Gorgeous photos, detailed maps, and a moving personal narrative narrate grueling expeditions to the source of Africa’s famous Okavango Delta, a sanctuary of biodiversity.

Explorers discover signs of Angola's ghost elephants—presumed extinct after decades of civil war but now reappearing in the highlands wilderness.


Follow intrepid explorer Steve Boyes as he leads the National Geographic Okavango Wilderness Project, documenting the little-known lakes and rivers flowing through central Africa to the vast Okavango, a region supporting the world’s largest elephant population as well as lions, cheetahs, and hundreds of bird species.

For miles on end of twisting waterways and leech-filled swamps, Boyes and his fellow explorers pole their flatboats with only satellite imagery and hippo trails to guide them. Sometimes they must drag their boats through dense bush or mud-thick waters. An angry hippo threatens to overturn the caravan; swarms of bees dive-bomb explorers’ ears and eyelashes. In Angola, closed off by war for decades, the team tracks ghost elephants—a subspecies thought to have disappeared forever.

By day they press on, by night they camp under the stars. Lions roar and hyenas howl in the distance.
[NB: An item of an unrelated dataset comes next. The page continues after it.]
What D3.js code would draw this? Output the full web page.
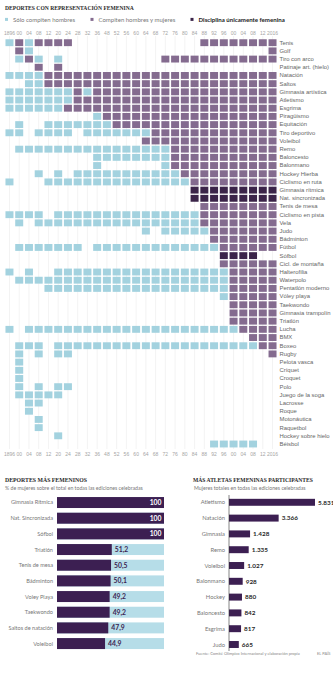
<!DOCTYPE html>
<html lang="es">
<head>
<meta charset="utf-8">
<title>Deportes con representación femenina</title>
<script src="https://cdnjs.cloudflare.com/ajax/libs/d3/7.8.5/d3.min.js"></script>
<style>
  body { margin: 0; background: #fff; }
  svg { display: block; font-family: Lato, "Open Sans", sans-serif; }
  .ttl { font-family: "Liberation Serif", "DejaVu Serif", serif; font-weight: bold; fill: #2b2b2b; }
</style>
</head>
<body>
<script>
// Olympic editions (columns of the grid)
var years = [1896, 1900, 1904, 1908, 1912, 1920, 1924, 1928, 1932, 1936, 1948, 1952, 1956, 1960,
             1964, 1968, 1972, 1976, 1980, 1984, 1988, 1992, 1996, 2000, 2004, 2008, 2012, 2016];
var yearTicks = ["1896", "00", "04", "08", "12", "20", "24", "28", "32", "36", "48", "52", "56", "60",
                 "64", "68", "72", "76", "80", "84", "88", "92", "96", "00", "04", "08", "12", "2016"];

var sports = ["Tenis", "Golf", "Tiro con arco", "Patinaje art. (hielo)", "Natación", "Saltos",
  "Gimnasia artística", "Atletismo", "Esgrima", "Piragüismo", "Equitación", "Tiro deportivo",
  "Voleibol", "Remo", "Baloncesto", "Balonmano", "Hockey Hierba", "Ciclismo en ruta",
  "Gimnasia rítmica", "Nat. sincronizada", "Tenis de mesa", "Ciclismo en pista", "Vela", "Judo",
  "Bádminton", "Fútbol", "Sófbol", "Cicl. de montaña", "Halterofilia", "Waterpolo",
  "Pentatlón moderno", "Vóley playa", "Taekwondo", "Gimnasia trampolín", "Triatlón", "Lucha",
  "BMX", "Boxeo", "Rugby", "Pelota vasca", "Críquet", "Croquet", "Polo", "Juego de la soga",
  "Lacrosse", "Roque", "Motonáutica", "Raquetbol", "Hockey sobre hielo", "Béisbol"];

// one char per edition: m = sólo hombres, b = hombres y mujeres, w = sólo mujeres, . = no se disputó
// grouped in fours: 1896-1908 | 1912-1928 | 1932-1952 | 1956-1968 | 1972-1984 | 1988-2000 | 2004-2016
var rowStatus = [
  "mbmb bbb. .... .... .... bbbb bbbb", // Tenis
  ".bm. .... .... .... .... .... ...b", // Golf
  ".mbm .m.. .... .... bbbb bbbb bbbb", // Tiro con arco
  "...b .b.. .... .... .... .... ....", // Patinaje
  "mmmm bbbb bbbb bbbb bbbb bbbb bbbb", // Natación
  "..mm bbbb bbbb bbbb bbbb bbbb bbbb", // Saltos
  "mmmm mmmb mbbb bbbb bbbb bbbb bbbb", // Gimnasia artística
  "mmmm mmmb bbbb bbbb bbbb bbbb bbbb", // Atletismo
  "mmmm mmbb bbbb bbbb bbbb bbbb bbbb", // Esgrima
  ".... .... .mbb bbbb bbbb bbbb bbbb", // Piragüismo
  ".m.. mmmm mmmb bbbb bbbb bbbb bbbb", // Equitación
  "mm.m mmm. mmmm mmmb bbbb bbbb bbbb", // Tiro deportivo
  ".... .... .... ..bb bbbb bbbb bbbb", // Voleibol
  ".mmm mmmm mmmm mmmm mbbb bbbb bbbb", // Remo
  ".... .... .mmm mmmm mbbb bbbb bbbb", // Baloncesto
  ".... .... .m.. .... mbbb bbbb bbbb", // Balonmano
  "...m .m.m mmmm mmmm mmbb bbbb bbbb", // Hockey Hierba
  "m... mmmm mmmm mmmm mmmb bbbb bbbb", // Ciclismo en ruta
  ".... .... .... .... ...w wwww wwww", // Gimnasia rítmica
  ".... .... .... .... ...w wwww wwww", // Nat. sincronizada
  ".... .... .... .... .... bbbb bbbb", // Tenis de mesa
  "mmmm .mmm mmmm mmmm mmmm bbbb bbbb", // Ciclismo en pista
  ".m.m mmmm mmmm mmmm mmmm bbbb bbbb", // Vela
  ".... .... .... ..m. mmmm mbbb bbbb", // Judo
  ".... .... .... .... .... .bbb bbbb", // Bádminton
  ".mmm mmmm .mmm mmmm mmmm mmbb bbbb", // Fútbol
  ".... .... .... .... .... ..ww ww..", // Sófbol
  ".... .... .... .... .... ..bb bbbb", // Cicl. de montaña
  "m.m. .mmm mmmm mmmm mmmm mmmb bbbb", // Halterofilia
  ".mmm mmmm mmmm mmmm mmmm mmmb bbbb", // Waterpolo
  ".... mmmm mmmm mmmm mmmm mmmb bbbb", // Pentatlón moderno
  ".... .... .... .... .... ..mb bbbb", // Vóley playa
  ".... .... .... .... .... ...b bbbb", // Taekwondo
  ".... .... .... .... .... ...b bbbb", // Gimnasia trampolín
  ".... .... .... .... .... ...b bbbb", // Triatlón
  "m.mm mmmm mmmm mmmm mmmm mmmm bbbb", // Lucha
  ".... .... .... .... .... .... .bbb", // BMX
  ".mmm .mmm mmmm mmmm mmmm mmmm mmbb", // Boxeo
  ".m.m .mm. .... .... .... .... ...b", // Rugby
  ".m.. .... .... .... .... .... ....", // Pelota vasca
  ".m.. .... .... .... .... .... ....", // Críquet
  ".m.. .... .... .... .... .... ....", // Croquet
  ".m.m .mm. .... .... .... .... ....", // Polo
  ".mmm mm.. .... .... .... .... ....", // Juego de la soga
  "..mm .... .... .... .... .... ....", // Lacrosse
  "..m. .... .... .... .... .... ....", // Roque
  "...m .... .... .... .... .... ....", // Motonáutica
  "...m .... .... .... .... .... ....", // Raquetbol
  ".... .m.. .... .... .... .... ....", // Hockey sobre hielo
  ".... .... .... .... .... .mmm mm.."  // Béisbol
];

// % de mujeres sobre el total
var femSports = ["Gimnasia Rítmica", "Nat. Sincronizada", "Sófbol", "Triatlón", "Tenis de mesa",
                 "Bádminton", "Voley Playa", "Taekwondo", "Saltos de natación", "Voleibol"];
var femPct = [100, 100, 100, 51.2, 50.5, 50.1, 49.2, 49.2, 47.9, 44.9];

// mujeres totales por deporte
var athSports = ["Atletismo", "Natación", "Gimnasia", "Remo", "Voleibol", "Balonmano", "Hockey",
                 "Baloncesto", "Esgrima", "Judo"];
var athCount = [5831, 3366, 1428, 1335, 1027, 928, 880, 842, 817, 665];

var width = 333, height = 675;
var colors = {m: "#a3d2df", b: "#846b8f", w: "#3b2449"};
var darkBar = "#3c1f52", lightBar = "#b6dde8";

var es = d3.formatLocale({decimal: ",", thousands: ".", grouping: [3], currency: ["", " €"]});

var svg = d3.select("body").append("svg")
    .attr("width", width)
    .attr("height", height);

// ---- grid of editions ----
var x = d3.scaleBand().domain(years).range([4.6, 277.4]).paddingInner(0.18).paddingOuter(0.09);
var y = d3.scaleBand().domain(sports).range([38.6, 448.1]).paddingInner(0.16).paddingOuter(0.08);

svg.append("text").attr("class", "ttl")
    .attr("x", 5).attr("y", 9.5)
    .style("font-size", "5.6px")
    .text("DEPORTES CON REPRESENTACIÓN FEMENINA");

// legend
var legend = [
  {k: "m", label: "Sólo compiten hombres", x: 5, bold: false},
  {k: "b", label: "Compiten hombres y mujeres", x: 90.5, bold: false},
  {k: "w", label: "Disciplina únicamente femenina", x: 190.5, bold: true}
];
var lg = svg.selectAll("g.legend").data(legend).enter().append("g")
    .attr("class", "legend")
    .attr("transform", function(d) { return "translate(" + d.x + ",19.5)"; });
lg.append("rect").attr("x", 0).attr("y", -1.6).attr("width", 3).attr("height", 3)
    .attr("fill", function(d) { return colors[d.k]; });
lg.append("text").attr("x", 8).attr("dy", "0.35em")
    .style("font-size", function(d) { return d.bold ? "6.1px" : "6px"; })
    .style("font-weight", function(d) { return d.bold ? "bold" : "normal"; })
    .attr("fill", function(d) { return d.bold ? "#222" : "#777"; })
    .text(function(d) { return d.label; });

// vertical guide lines
svg.append("g").selectAll("line").data(years).enter().append("line")
    .attr("x1", function(d) { return x(d) + x.bandwidth() / 2; })
    .attr("x2", function(d) { return x(d) + x.bandwidth() / 2; })
    .attr("y1", 36).attr("y2", 449)
    .attr("stroke", "#e6e6e6").attr("stroke-width", 0.5);

// cells
var cells = [];
rowStatus.forEach(function(row, i) {
  row.replace(/ /g, "").split("").forEach(function(c, j) {
    if (c !== ".") cells.push({sport: sports[i], year: years[j], k: c});
  });
});

svg.append("g").selectAll("rect").data(cells).enter().append("rect")
    .attr("x", function(d) { return x(d.year); })
    .attr("y", function(d) { return y(d.sport); })
    .attr("width", x.bandwidth())
    .attr("height", y.bandwidth())
    .attr("fill", function(d) { return colors[d.k]; });

// year axes
function styleAxis(g) {
  g.select(".domain").remove();
  g.selectAll("text").attr("fill", "#a5a5a5").style("font-size", "5px");
}
svg.append("g").attr("transform", "translate(0,34.5)")
    .call(d3.axisTop(x).tickSize(0).tickPadding(0).tickFormat(function(d, i) { return yearTicks[i]; }))
    .call(styleAxis);
svg.append("g").attr("transform", "translate(0,452)")
    .call(d3.axisBottom(x).tickSize(0).tickPadding(0).tickFormat(function(d, i) { return yearTicks[i]; }))
    .call(styleAxis);

// sport labels
svg.append("g").attr("transform", "translate(279.5,0)")
    .call(d3.axisRight(y).tickSize(0).tickPadding(0))
    .call(function(g) {
      g.select(".domain").remove();
      g.selectAll("text").attr("fill", "#666").style("font-size", "5.9px");
    });

// ---- deportes más femeninos ----
svg.append("text").attr("class", "ttl").attr("x", 5).attr("y", 482)
    .style("font-size", "5.8px").text("DEPORTES MÁS FEMENINOS");
svg.append("text").attr("x", 5).attr("y", 490)
    .style("font-size", "5.2px").attr("fill", "#777")
    .text("% de mujeres sobre el total en todas las ediciones celebradas");

var xb = d3.scaleLinear().domain([0, 100]).range([57, 164]);
var yb = d3.scaleBand().domain(femSports).range([494.7, 651.4]).paddingInner(0.3).paddingOuter(0.15);

var fb = svg.append("g").selectAll("g").data(femSports).enter().append("g");
fb.append("rect")
    .attr("x", xb(0)).attr("y", function(d) { return yb(d); })
    .attr("width", xb(100) - xb(0)).attr("height", yb.bandwidth())
    .attr("fill", lightBar);
fb.append("rect")
    .attr("x", xb(0)).attr("y", function(d) { return yb(d); })
    .attr("width", function(d, i) { return xb(femPct[i]) - xb(0); })
    .attr("height", yb.bandwidth())
    .attr("fill", darkBar);
fb.append("text")
    .attr("x", xb(0) - 4).attr("y", function(d) { return yb(d) + yb.bandwidth() / 2; })
    .attr("dy", "0.35em").attr("text-anchor", "end")
    .style("font-size", "5.6px").attr("fill", "#777")
    .text(function(d) { return d; });
fb.append("text")
    .attr("x", function(d, i) { return femPct[i] === 100 ? xb(100) - 2.5 : xb(femPct[i]) + 3; })
    .attr("y", function(d) { return yb(d) + yb.bandwidth() / 2; })
    .attr("dy", "0.35em")
    .attr("text-anchor", function(d, i) { return femPct[i] === 100 ? "end" : "start"; })
    .style("font-size", "6.8px").style("font-weight", "bold")
    .attr("fill", function(d, i) { return femPct[i] === 100 ? "#fff" : darkBar; })
    .text(function(d, i) { return femPct[i] === 100 ? "100" : es.format(".1f")(femPct[i]); });

// ---- más atletas femeninas participantes ----
svg.append("text").attr("class", "ttl").attr("x", 193).attr("y", 482)
    .style("font-size", "5.6px").text("MÁS ATLETAS FEMENINAS PARTICIPANTES");
svg.append("text").attr("x", 194).attr("y", 490)
    .style("font-size", "5.2px").attr("fill", "#777")
    .text("Mujeres totales en todas las ediciones celebradas");

var xa = d3.scaleLinear().domain([0, 5831]).range([229, 315]);
var ya = d3.scaleBand().domain(athSports).range([494.4, 652.4]).paddingInner(0.56).paddingOuter(0.28);

var ab = svg.append("g").selectAll("g").data(athSports).enter().append("g");
ab.append("rect")
    .attr("x", xa(0)).attr("y", function(d) { return ya(d); })
    .attr("width", function(d, i) { return xa(athCount[i]) - xa(0); })
    .attr("height", ya.bandwidth())
    .attr("fill", darkBar);
ab.append("text")
    .attr("x", xa(0) - 4).attr("y", function(d) { return ya(d) + ya.bandwidth() / 2; })
    .attr("dy", "0.35em").attr("text-anchor", "end")
    .style("font-size", "5.8px").attr("fill", "#777")
    .text(function(d) { return d; });
ab.append("text")
    .attr("x", function(d, i) { return xa(athCount[i]) + 3; })
    .attr("y", function(d) { return ya(d) + ya.bandwidth() / 2; })
    .attr("dy", "0.35em")
    .style("font-size", "6.4px").style("font-weight", "bold").attr("fill", "#2a2a2a")
    .text(function(d, i) { return es.format(",")(athCount[i]); });

svg.append("line")
    .attr("x1", xa(0)).attr("x2", xa(0)).attr("y1", 495).attr("y2", 651)
    .attr("stroke", "#333").attr("stroke-width", 0.6);

// source
svg.append("text").attr("x", 196).attr("y", 655)
    .style("font-size", "4px").attr("fill", "#888")
    .text("Fuente: Comité Olímpico Internacional y elaboración propia");
svg.append("text").attr("x", 317).attr("y", 655)
    .style("font-size", "4px").attr("fill", "#888")
    .text("EL PAÍS");
</script>
</body>
</html>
Locals become friends and fellow travelers—guardians of the rivers, sharing generational knowledge of these waters they call the “source of life.”

With more than 100 photographs and maps, including a foreword by Prince Harry and portraits of local wisdom keepers, this beautiful book provides a glimpse of primeval wilderness still thriving on the planet—and the grit of explorers determined to preserve it.

Product Details

ISBN-13: 9781426224072
Publisher: Disney Publishing Group
Publication date: 02/10/2026
Pages: 224
Product dimensions: 9.88(w) x 9.88(h) x (d)

About the Author

STEVE BOYES is a biologist and ecologist, a National Geographic Fellow, a TED Senior Fellow, and the mastermind and director of the decade-long Okavango Wilderness Project. A seventh-generation South African, he is also the scientific director of the Wild Bird Trust, which grew out of his early work studying and protecting the Cape parrot. He spends large portions of each year on expedition, and also travels throughout Africa and elsewhere to raise awareness and support on behalf of the wildlife and waterways of central Africa. He lives with his wife and children in Paarl, South Africa.